Monday, 28 February 2011

September 1987

If you're trained in the arts you'll do anything to get into the job market. After a B.Mus (Hons) and performance diplomas from music colleges in Manchester and London I decided I wanted to go abroad and learn about life beyond Britain's fair four walls. As luck would have it, the job that came up was that of a ballet pianist in a smallish German town called Koblenz. It sits at the confluence of the Rhine and Mosel rivers and is pretty attractive, as rebuilt teutonic settlements go. I was to work as a ballet pianist, something I'd never done before and which turned out to be the most difficult position I've ever held.

Thosse unfamiliar with the work of a ballet pianist have not missed much, save to say it is incredibly demanding and unlike any other musical discipline. So that the dancers don't get bored with what you're playing, you have to come up with about 90 minutes' worth of new music every day for the ballet class and then try to interpret how a dancer hears and counts music whilst accompanying the choreographic session. I won't go into details, but it goes against the grain of everything you've been taught since you first put your grubby fingers on a keyboard. Anyhow, the dancers were charming, the girls extremely attractive and I was willing to learn.

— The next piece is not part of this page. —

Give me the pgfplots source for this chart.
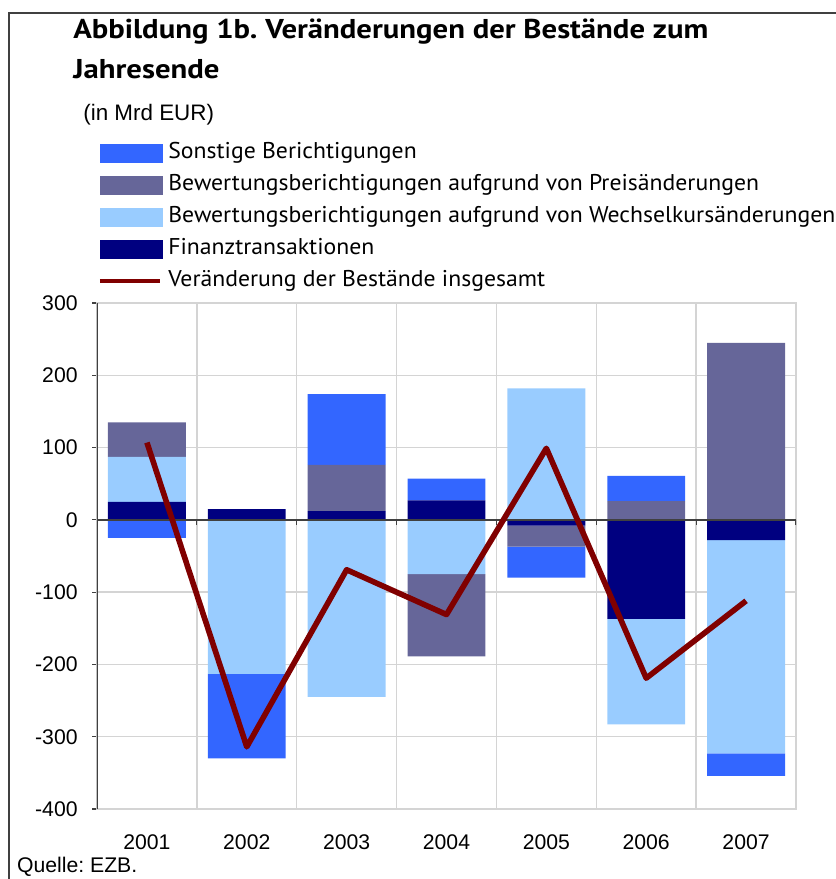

German theatres in those days did everything in German: Die Bohème, Figaros Hochzeit, Schwanensee (OK, so there's no singing in a ballet, but you get the point), to name but a few. Our first production was Swan Lake, a traditional reconstruction of Petita's classic choreography and very well received by the audience. I hankered to veer over to the opera department, but these two branches of the theatre brooked no intermingling. I made friends quickly, one of whom is still regularly in touch, an American, P, from San José, California. He was young, free, straight and single and wasted no time promoting American-German relations, but more on that, later.

I'd arrived in Koblenz with no German but set about learning the lingo as quickly as possible. I'd be in rehearsal from 10am until 2pm, then I'd go home and study the language until my next rehearsal started at 6pm. My first breakthrough was losing my temper with the doorkeeper at the tax office (which had closed, unannounced, the only afternoon I was able to go). Three weeks of study and I found myself able to let off such a convincing tirade in the language of Goethe that he opened up the office for me and tracked down a stray tax officer to process my details. Two months later I was reading crummy crime novels and by February I was fluent. In those days over there, it was sink or swim; Germans spoke then, as now, excellent English, but were keener to see you make the effort with their language than to practise their knowledge of yours. Things have changed a lot, but, as a foreigner, good spoken German opens a lot more doors there than if you just rely on them to do the running.

I was lonely and dreadfully homesick at first. My little one-room flat overlooked the railway tracks and Tuesday night was freight night...from midnight to six a.m. it was just one single procession of every example of German manufacturing and military might: cars, lorries, freight wagons and even consignments of tanks (with the unmistakable insignia on the side) rolled past my window and kept me awake. Still, I had my own bathroom; I was 25 and, for the first time ever, didn't have to worry about what anyone else would get up to in that little room. A simple, but profound, joy.

I eventually moved downstairs to a larger studio, then out to a one-bed flat overlooking the Jesuitenplatz, a beautiful square in the centre of town and one minute's walk from work. My friend P had been busy breaking hearts and I was getting restive. Then one day, while I was sitting in the canteen having coffee, an attractive thity-something lady came in and asked me if she could sit at my table. She was there to meet the acting director with a view to setting up an audition. We chatted amiably and went our seperate ways.

A couple of days later, on Carnival night, P and I went into our local bar. Lo and behold, there she was, sitting at the bar, telling the landlord how she wanted to become an actress. We got talking again and started ordering drinks. Yes, she'd like to see my new flat (I'd just moved in), so I got a bottle of local white to take away and off we went. We sat talking in the sitting room for a couple of hours before the caressing began. God, how I'd missed that contact. The carnival screams and shouts outside in the street competed with ours and I finally felt I'd arrived in Germany; not quite a conquest to match that of 1945, but a pretty major one on a personal level. The next morning we had breakfast and, making vague promises to get in touch, promptly never saw each other again.

P, in the meantime, was entertaining at home, a 19-year old extra he'd met at the theatre with a body built for sin. We'd both finally started really enjoying our time on the Rhine with our respective Rhinemaidens.